The late-1990s through early 2000s saw a decline in the number of amateurs as the returned service men and women from WW II who took up Amateur Radio in the post-war boom began entering the ranks of silent keys, as had the generation of pre-war amateurs in the two decades beforehand. But those years – the ‘70s and ‘80s – brought the CB boom and its spinoff for Amateur Radio, which dissipated over the 1990s. That generational churn sustained Amateur Radio through the late 20th century, but it petered-out over the early-2000s until the ACMA’s amateur licence reform, which kicked-in from 2005.
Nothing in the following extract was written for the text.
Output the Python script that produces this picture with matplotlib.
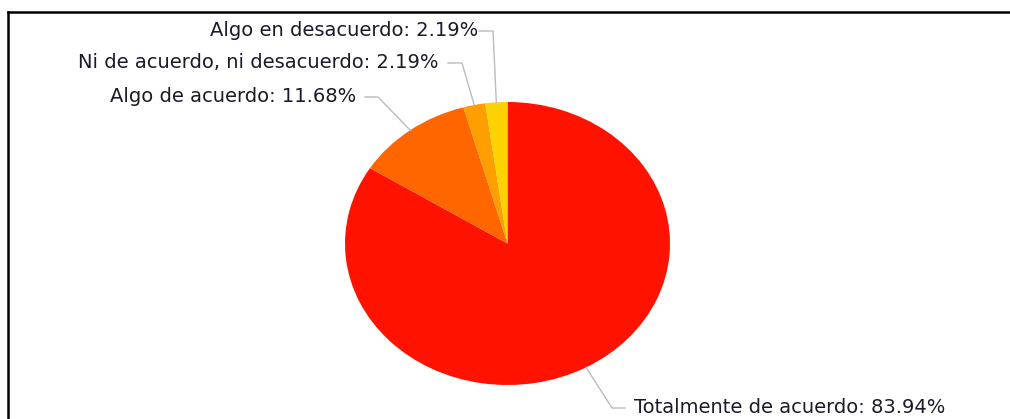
import numpy as np
import matplotlib
matplotlib.use("Agg")
import matplotlib.pyplot as plt
from matplotlib.lines import Line2D

# ---- data ----
categories = ["Totalmente de acuerdo", "Algo de acuerdo",
              "Ni de acuerdo, ni desacuerdo", "Algo en desacuerdo"]
values = [83.94, 11.68, 2.19, 2.19]
colors = ["#FF1300", "#FF6600", "#FF9E01", "#FCD202"]

W, H = 1010, 419
fig = plt.figure(figsize=(W / 100, H / 100), dpi=100)
fig.patch.set_facecolor("white")

# pie ellipse geometry (pixels)
cx, cy, rx, ry = 507.5, 243.5, 162.5, 141.5
pie_ax = fig.add_axes([(cx - rx) / W, (H - (cy + ry)) / H, 2 * rx / W, 2 * ry / H])
pie_ax.pie(values, colors=colors, startangle=90, counterclock=False,
           radius=1.0, wedgeprops=dict(linewidth=0))
pie_ax.set_aspect("auto")
pie_ax.set_xlim(-1, 1)
pie_ax.set_ylim(-1, 1)
pie_ax.axis("off")

# overlay in pixel coords
ov = fig.add_axes([0, 0, 1, 1])
ov.set_xlim(0, W)
ov.set_ylim(H, 0)
ov.axis("off")
ov.patch.set_alpha(0)

# border (top & left)
ov.add_line(Line2D([8, W], [12, 12], color="black", lw=1.8))
ov.add_line(Line2D([8, 8], [12, H], color="black", lw=1.8))

# label layout: (text anchor x, text y, ha, elbow x, horizontal end x)
layout = [
    (634, 407, "left", 612, 625),
    (356, 96, "right", 378, 365),
    (439, 62, "right", 462, 448),
    (478, 30, "right", 493, 479),
]

font = "DejaVu Sans"
fs = 14.0
total = sum(values)
cum = 0.0
for cat, val, (tx, ty, ha, ex, hx) in zip(categories, values, layout):
    mid = 90 - (cum + val / 2) / total * 360
    cum += val
    px = cx + rx * np.cos(np.radians(mid))
    py = cy - ry * np.sin(np.radians(mid))
    ov.add_line(Line2D([px, ex, hx], [py, ty + 1, ty + 1], color="#BBBBBB", lw=1.0))
    ov.text(tx, ty, f"{cat}: {val:.2f}%", ha=ha, va="center",
            fontsize=fs, family=font, color="#1a1a2a")

fig.savefig("out.png", dpi=100, facecolor="white")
Amateur Radio in Australia needs another revamp. In 2014, in the lead-up to a statutory remake of the amateur licence conditions, the WIA advised the ACMA about the sort of changes that would propel Amateur Radio into a new era, where the attractions and conditions of the past were no longer relevant. The remake ended up as an administrative patch-up as ACMA resources could not meet the demands of an extensive makeover and the federal government had begun a program of radical spectrum reform.
As a new radiocommunications act looked over the horizon, the WIA began to look at the matter over 2016 and sounded out the ACMA broadly on the approach that could be taken. After circulating the likely licence conditions changes for comment, it further refined the issues ahead. Then, in early 2017 the WIA widely consulted on the way forward with those having an interest in Amateur Radio, licensed or not.
A submission from the WIA is to recommend a range of measures for the three classes of licence to make them relevant, attractive and fit-for-purpose in this tech-savvy world. The ACMA is expected in 2018 to review what’s been proposed and prepare a new Licence Conditions Determination (LCD), our regulations, giving an opportunity to reshape the future of Amateur Radio in Australia.